The food and drink we consume have to pass strict quality controls. Nevertheless, these measures are not always sufficient, given that sometimes certain foodstuffs can still give rise to food poisoning, most often caused by micro-organisms. The Salmonella bacterium is undoubtedly one of the best known of these. At the University of the Basque Country (UPV/EHU) they are developing a new, rapid-detection system (within 24 hours) for Salmonella.

It is currently a laborious process to detect Salmonella in food. An analytical study is carried out in the laboratory by means of conventional microbiological techniques and the results take a week, a delay which creates problems for the food industry




In 2002 the Department of Immunology, Microbiology and Parasitology at the UPV/EHU together with the company, Laboratorios Bromatológicos Araba, and the Leioa Technological Centre, decided to carry out collaborative work in order to try to develop new, faster methods for Salmonella detection.

Genetic methods

A requisite for such genetic methods is to know the genome of this bacterium well. Fortunately there are several strains of Salmonella which have been totally sequenced. It is also known that there are certain genes that are specific to Salmonella that are not found in any other bacteria nor, for that matter, in any other living being. Thus, if we detect these genes, it means the presence of Salmonella. Although we may not detect the entire micro-organism, we can find the DNA of this bacteria.

The study of this DNA has given rise to technical developments which enable the detection of the presence or absence of Salmonella within 24 hours in food. Nevertheless, these methods based on the detection of DNA have a drawback. DNA is a very stable molecule that enables its study in persons who have died many years before. The same can happen in bacteria, i.e. it may be that we are identifying the DNA but that the bacteria have been destroyed by pasteurisation or sterilisation. The researchers have shown that the detection of the DNA in itself is not sufficient to identify the Salmonella given that, using this technique, it is not possible to know if the bacterium is dead or alive.

So the UPV/EHU found another, more specific marker for the viability of the bacteria - messenger RNA; an unstable and easily degradable molecule which is only produced when the bacteria is in the multiplication phase (and thus capable of producing infection), and is subsequently destroyed. Armed with this knowledge, the UPV/EHU research team designed a procedure to extract this RNA from foodstuffs, with subsequent transformation of this RNA into DNA and the detection of the latter.

Working with RNA means working with great precision and speed, because it can give us false negative results, i.e. indicate that there is no salmonella when, in fact, there is, the molecule having degraded.
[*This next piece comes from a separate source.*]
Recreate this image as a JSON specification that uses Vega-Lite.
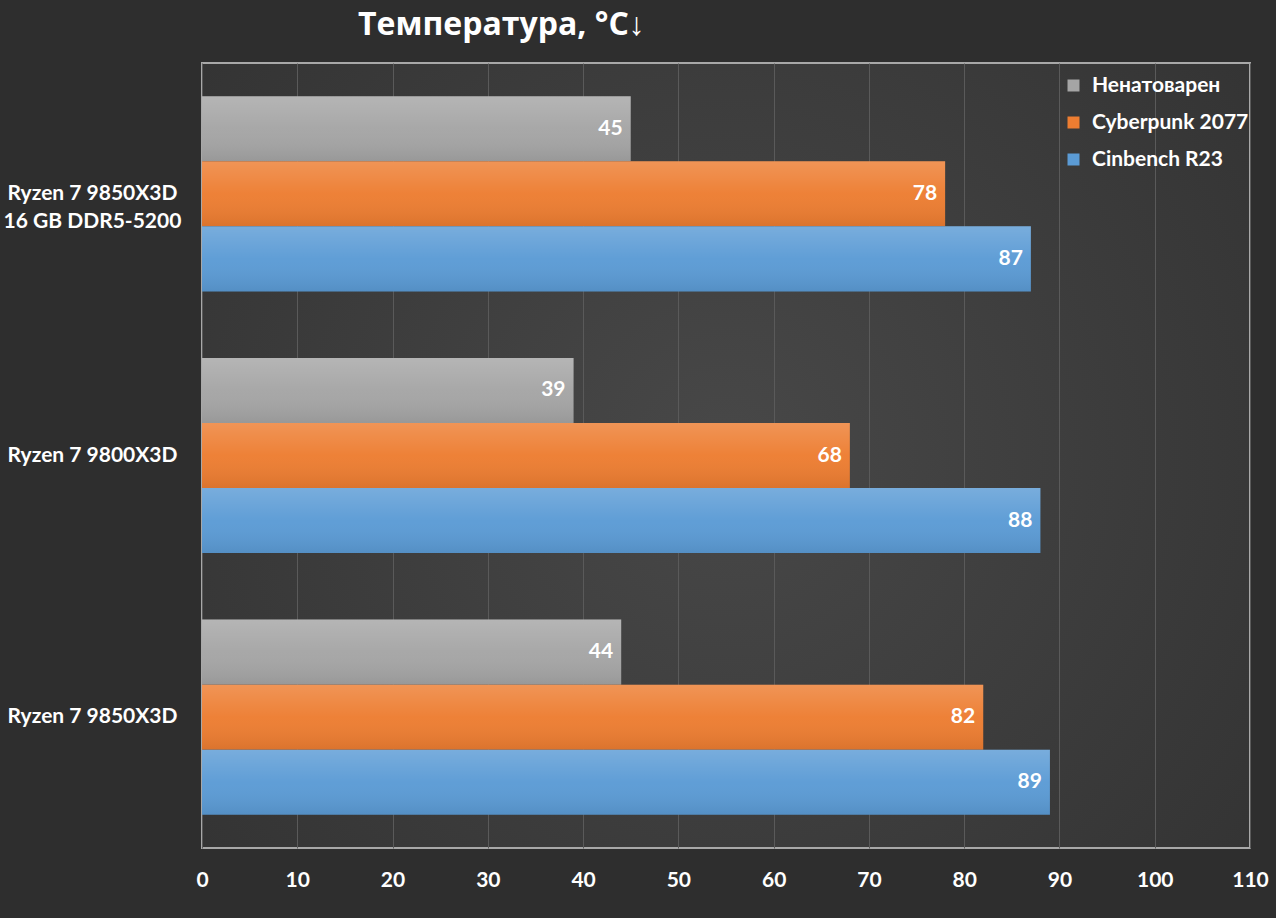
{
  "$schema": "https://vega.github.io/schema/vega-lite/v6.json",
  "width": 1048,
  "height": 785,
  "autosize": "none",
  "padding": {"left": 202, "top": 63, "right": 26, "bottom": 70},
  "background": "#2e2e2e",
  "title": {
    "text": "Температура, °C↓",
    "anchor": "start",
    "frame": "group",
    "dx": 156,
    "dy": 27,
    "offset": 23,
    "baseline": "alphabetic",
    "font": "Open Sans",
    "fontSize": 32,
    "fontWeight": "bold",
    "color": "white"
  },
  "data": {
    "values": [
      {"cpu": "Ryzen 7 9850X3D|16 GB DDR5-5200", "test": "Ненатоварен", "temp": 45},
      {"cpu": "Ryzen 7 9850X3D|16 GB DDR5-5200", "test": "Cyberpunk 2077", "temp": 78},
      {"cpu": "Ryzen 7 9850X3D|16 GB DDR5-5200", "test": "Cinbench R23", "temp": 87},
      {"cpu": "Ryzen 7 9800X3D", "test": "Ненатоварен", "temp": 39},
      {"cpu": "Ryzen 7 9800X3D", "test": "Cyberpunk 2077", "temp": 68},
      {"cpu": "Ryzen 7 9800X3D", "test": "Cinbench R23", "temp": 88},
      {"cpu": "Ryzen 7 9850X3D", "test": "Ненатоварен", "temp": 44},
      {"cpu": "Ryzen 7 9850X3D", "test": "Cyberpunk 2077", "temp": 82},
      {"cpu": "Ryzen 7 9850X3D", "test": "Cinbench R23", "temp": 89}
    ]
  },
  "config": {
    "font": "Lato",
    "view": {
      "stroke": "#a8a8a8",
      "strokeWidth": 2,
      "fill": {
        "gradient": "radial",
        "x1": 0.5, "y1": 0.5, "r1": 0,
        "x2": 0.5, "y2": 0.5, "r2": 0.75,
        "stops": [
          {"offset": 0, "color": "#484848"},
          {"offset": 1, "color": "#303030"}
        ]
      }
    },
    "legend": {
      "orient": "none",
      "legendX": 861,
      "legendY": 12,
      "title": null,
      "symbolType": "square",
      "symbolSize": 144,
      "symbolStrokeWidth": 0,
      "labelFontSize": 21,
      "labelFontWeight": "bold",
      "labelColor": "white",
      "labelOffset": 8,
      "rowPadding": 15
    }
  },
  "encoding": {
    "y": {
      "field": "cpu",
      "type": "nominal",
      "sort": ["Ryzen 7 9850X3D|16 GB DDR5-5200", "Ryzen 7 9800X3D", "Ryzen 7 9850X3D"],
      "scale": {"paddingInner": 0.254, "paddingOuter": 0.127},
      "axis": {
        "title": null,
        "domain": false,
        "ticks": false,
        "labelExpr": "split(datum.value, '|')",
        "labelAlign": "center",
        "labelBaseline": "middle",
        "labelPadding": 110,
        "labelFontSize": 21,
        "labelFontWeight": "bold",
        "labelColor": "white",
        "labelLineHeight": 28,
        "labelLimit": 0
      }
    },
    "yOffset": {
      "field": "test",
      "type": "nominal",
      "sort": ["Ненатоварен", "Cyberpunk 2077", "Cinbench R23"],
      "scale": {"paddingInner": 0, "paddingOuter": 0}
    },
    "x": {
      "field": "temp",
      "type": "quantitative",
      "scale": {"domain": [0, 110], "nice": false},
      "axis": {
        "title": null,
        "values": [0, 10, 20, 30, 40, 50, 60, 70, 80, 90, 100, 110],
        "domain": false,
        "ticks": false,
        "grid": true,
        "gridColor": "#5a5a5a",
        "gridWidth": 1,
        "labelPadding": 21,
        "labelFontSize": 21,
        "labelFontWeight": "bold",
        "labelColor": "white",
        "labelFlush": false,
        "labelOverlap": false
      }
    }
  },
  "layer": [
    {
      "mark": {"type": "bar"},
      "encoding": {
        "color": {
          "field": "test",
          "type": "nominal",
          "sort": ["Ненатоварен", "Cyberpunk 2077", "Cinbench R23"],
          "scale": {
            "domain": ["Ненатоварен", "Cyberpunk 2077", "Cinbench R23"],
            "range": ["#a5a5a5", "#ed7d31", "#5b9bd5"]
          }
        }
      }
    },
    {
      "mark": {
        "type": "bar",
        "fill": {
          "gradient": "linear",
          "x1": 0, "y1": 0, "x2": 0, "y2": 1,
          "stops": [
            {"offset": 0, "color": "rgba(255,255,255,0.18)"},
            {"offset": 0.5, "color": "rgba(255,255,255,0.03)"},
            {"offset": 1, "color": "rgba(0,0,0,0.08)"}
          ]
        }
      }
    },
    {
      "mark": {
        "type": "text",
        "align": "right",
        "baseline": "middle",
        "dx": -8,
        "fontSize": 21,
        "fontWeight": "bold",
        "color": "white"
      },
      "encoding": {
        "text": {"field": "temp", "type": "quantitative"}
      }
    }
  ]
}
The extraction procedure is a fundamental one: once the messenger RNA is extracted, it is transformed into DNA by means of inverse transcription; a process whereby a DNA copy is synthesised. This DNA copy is detected by certain probes previously developed by the research team. In fact, the probes are DNA chains that are complementary to Salmonella genes marked with a fluorescent compound. If the DNA copy and the complementary DNA unite, the fluorescent compound emits a signal detectable in real time. This device, moreover, enables the quantification of the reaction, i.e. it tells us the number of Salmonella cells present in the food sample.

What the UPV/EHU researchers are proposing, in fact, is a combination of techniques: extraction on the one hand; the design of probes for and detection of DNA and RNA molecules on the other. They are techniques complementary to the traditional cell cultures and that enable the analysis of more samples in less time, thus enhancing food safety globally.